Fig. 1: Task, computational model and behavioural results.

A Probabilistic reversal learning (PRL) task. At the beginning of each trial participants were shown a fixation cross of jittered duration (between 1 and 4 s) followed by two geometrical shapes, which were sampled from a pool of 18 different geometrical shapes and appeared randomly on either side of the screen for 1.25 s. Participants had 1 s to make a choice via a button press. In case of late responses, they were prompted to respond faster. The outcome of their decision was displayed for 0.65 s after a second jittered interstimulus interval and was either positive (+10) or negative (−10). As shown in the box, the reinforcement schedule was probabilistic and asymmetrically skewed so that one stimulus (i.e. the high probability stimulus) was more likely to be associated with a positive outcome than the other stimulus (i.e. the low probability stimulus). Crucially, reinforcement contingencies were reversed based on a fixed learning criterion. We also added a randomly generated number of buffer trials before reversals to prevent participants from easily figuring out the underlying learning criterion.

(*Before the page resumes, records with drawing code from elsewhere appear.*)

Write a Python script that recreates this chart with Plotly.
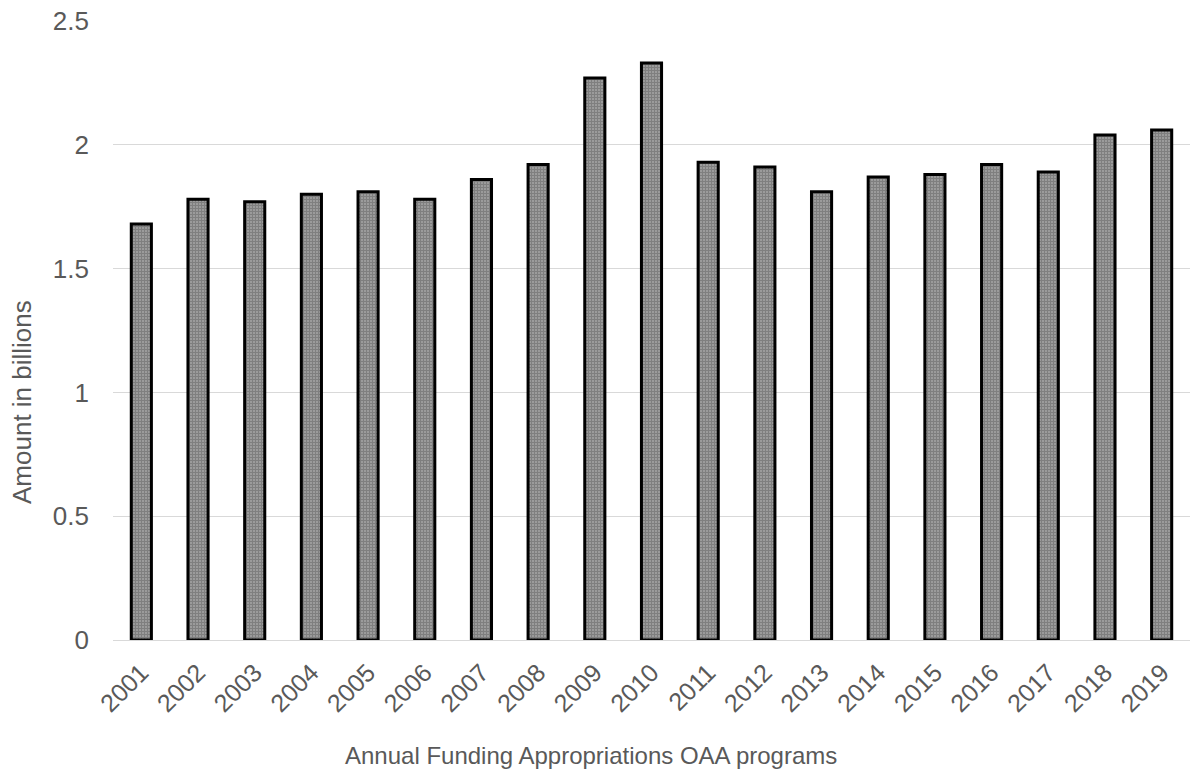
import plotly.graph_objects as go

years = [str(y) for y in range(2001, 2020)]
amounts = [1.68, 1.78, 1.77, 1.80, 1.81, 1.78, 1.86, 1.92, 2.27, 2.33,
           1.93, 1.91, 1.81, 1.87, 1.88, 1.92, 1.89, 2.04, 2.06]
y_ticks = [0, 0.5, 1, 1.5, 2, 2.5]
y_tick_labels = ["0", "0.5", "1", "1.5", "2", "2.5"]
x_title = "Annual Funding Appropriations OAA programs"
y_title = "Amount in billions"

FONT = "Liberation Sans, Arial, sans-serif"
GRAY = "#595959"

fig = go.Figure(go.Bar(
    x=years, y=amounts,
    marker=dict(
        color="white",
        line=dict(color="black", width=3),
        pattern=dict(shape=".", fgcolor="black", bgcolor="white", size=3, solidity=0.82),
    ),
))

fig.update_layout(
    width=1194, height=771,
    margin=dict(l=113, r=4, t=21, b=131),
    paper_bgcolor="white", plot_bgcolor="white",
    bargap=0.645,
    showlegend=False,
    font=dict(family=FONT, size=25, color=GRAY),
    xaxis=dict(
        tickangle=-45, showgrid=False, showline=False, ticks="",
        ticklabelstandoff=12,
        tickfont=dict(size=25, color=GRAY),
    ),
    yaxis=dict(
        range=[0, 2.5], tickvals=y_ticks, ticktext=y_tick_labels,
        showgrid=True, gridcolor="#d9d9d9", gridwidth=1.3,
        zeroline=True, zerolinecolor="#d9d9d9", zerolinewidth=1.3,
        showline=False, ticks="", ticklabelstandoff=23,
        tickfont=dict(size=26, color=GRAY),
    ),
    annotations=[
        dict(text=x_title, xref="paper", yref="paper", x=0.4438, y=-0.1858,
             xanchor="center", yanchor="middle", showarrow=False,
             font=dict(family=FONT, size=24, color=GRAY)),
        dict(text=y_title, xref="paper", yref="paper", x=-0.0845, y=0.3845,
             xanchor="center", yanchor="middle", showarrow=False, textangle=-90,
             font=dict(family=FONT, size=26, color=GRAY)),
    ],
)

fig.write_html("out.html")
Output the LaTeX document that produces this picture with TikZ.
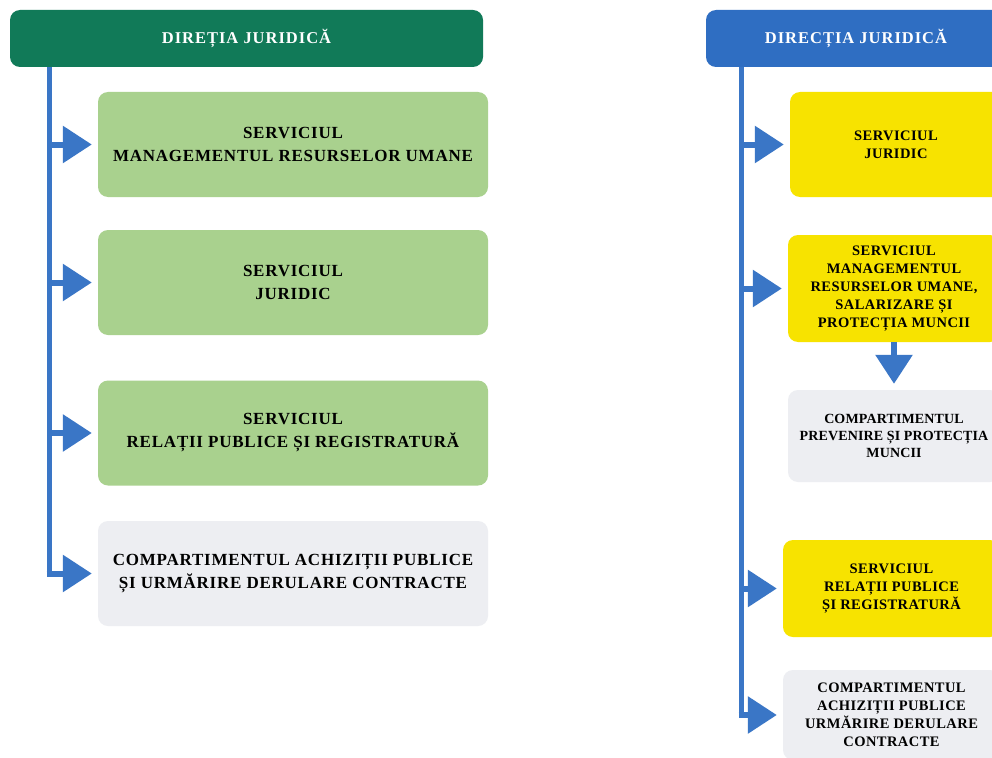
\documentclass[tikz,border=0pt]{standalone}
\usepackage{fontspec}
\setmainfont{Liberation Serif}
\newfontfamily\spacedA[LetterSpace=6]{Liberation Serif}
\newfontfamily\spacedB[LetterSpace=4.5]{Liberation Serif}
\newfontfamily\spacedC[LetterSpace=3]{Liberation Serif}
\newfontfamily\spacedD[LetterSpace=1]{Liberation Serif}
\usetikzlibrary{arrows.meta}
\definecolor{hdrgreen}{HTML}{117A58}
\definecolor{hdrblue}{HTML}{2F6EC2}
\definecolor{lgreen}{HTML}{A9D18E}
\definecolor{lgray}{HTML}{EDEEF2}
\definecolor{yel}{HTML}{F7E300}
\definecolor{arrblue}{HTML}{3A76C6}
\begin{document}
\begin{tikzpicture}[x=1pt,y=-1pt,
  hdr/.style={rounded corners=10pt, minimum height=57pt, inner sep=0pt, text=white,
    font=\spacedA\bfseries\fontsize{16.5}{18}\selectfont},
  lbox/.style={rounded corners=10pt, minimum width=390pt, minimum height=105pt, inner sep=0pt,
    align=center, font=\spacedB\bfseries\fontsize{17}{23}\selectfont},
  rbox/.style={rounded corners=10pt, inner sep=0pt, align=center,
    font=\spacedC\bfseries\fontsize{14.5}{18}\selectfont},
  trunk/.style={draw=arrblue, line width=5pt},
  branch/.style={draw=arrblue, line width=6pt, shorten >=6pt,
    -{Triangle[length=29pt,width=36pt]}},
  ]
\useasboundingbox (0,0) rectangle (992,757);
\fill[white] (0,0) rectangle (992,757);
% ---------- left diagram ----------
\node[hdr, fill=hdrgreen, minimum width=473pt] (hL) at (246.5,38.5) {DIREȚIA JURIDICĂ};
\node[lbox, fill=lgreen] (l1) at (293,144.5) {SERVICIUL\\MANAGEMENTUL RESURSELOR UMANE};
\node[lbox, fill=lgreen] (l2) at (293,282.5) {SERVICIUL\\JURIDIC};
\node[lbox, fill=lgreen] (l3) at (293,433) {SERVICIUL\\RELAȚII PUBLICE ȘI REGISTRATURĂ};
\node[lbox, fill=lgray] (l4) at (293,573.5) {COMPARTIMENTUL ACHIZIȚII PUBLICE\\ȘI URMĂRIRE DERULARE CONTRACTE};
\coordinate (tL) at (49,67);
\draw[trunk] (tL) -- (tL |- l4.west);
\draw[branch] (tL |- l1.west) -- (l1.west);
\draw[branch] (tL |- l2.west) -- (l2.west);
\draw[branch] (tL |- l3.west) -- (l3.west);
\draw[branch] ([xshift=-2.5pt]tL |- l4.west) -- (l4.west);
% ---------- right diagram ----------
\node[hdr, fill=hdrblue, minimum width=300pt] (hR) at (856,38.5) {DIRECȚIA JURIDICĂ};
\node[rbox, fill=yel, minimum width=212pt, minimum height=105pt] (r1) at (896,144.5) {SERVICIUL\\JURIDIC};
\node[rbox, fill=yel, minimum width=212pt, minimum height=107pt] (r2) at (894,288.5) {SERVICIUL\\MANAGEMENTUL\\RESURSELOR UMANE,\\SALARIZARE ȘI\\PROTECȚIA MUNCII};
\node[rbox, fill=lgray, minimum width=212pt, minimum height=92pt,
  font=\spacedD\bfseries\fontsize{14}{17}\selectfont] (r3) at (894,436) {COMPARTIMENTUL\\PREVENIRE ȘI PROTECȚIA\\MUNCII};
\node[rbox, fill=yel, minimum width=217pt, minimum height=97pt] (r4) at (891.5,588.5) {SERVICIUL\\RELAȚII PUBLICE\\ȘI REGISTRATURĂ};
\node[rbox, fill=lgray, minimum width=217pt, minimum height=90pt] (r5) at (891.5,715) {COMPARTIMENTUL\\ACHIZIȚII PUBLICE\\URMĂRIRE DERULARE\\CONTRACTE};
\coordinate (tR) at (741,67);
\draw[trunk] (tR) -- ([yshift=2.5pt]tR |- r5.west);
\draw[branch] (tR |- r1.west) -- (r1.west);
\draw[branch] (tR |- r2.west) -- (r2.west);
\draw[branch] (tR |- r4.west) -- (r4.west);
\draw[branch] ([xshift=-2.5pt]tR |- r5.west) -- (r5.west);
\draw[branch] (r2.south) -- (r3.north);
\end{tikzpicture}
\end{document}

Prior to the experiment, participants were advised of the probabilistic nature of the task and that reinforcement contingencies might reverse based on their performance. They were allowed to practice the task for 5 min to become familiar with the speed requirements of the task prior to fMRI scanning. Moreover, they were advised they would be remunerated based on their task performance. ISI stands for interstimulus interval. B The choice rule of the computational model was a pure drift-diffusion process. Solid EA traces represent moment-by-moment ramping up of decision evidence at fast (blue) and slow (light blue) accumulation rates. The shaded areas under the EA ramps denote the amount of integrated decision evidence. Convolving a greater amount of integrated evidence with the haemodynamic response function (HRF) yields increasingly higher predicted peak BOLD responses. nDT stands for nondecision time. Raincloud plots showing pre-cCBT between-group comparisons of median RTs (C) and mean choice accuracies (D) recorded during the PRL task. Boxplots display median and interquartile range. Colour-coded dots represent responders (R, green) and nonresponders (NR, red).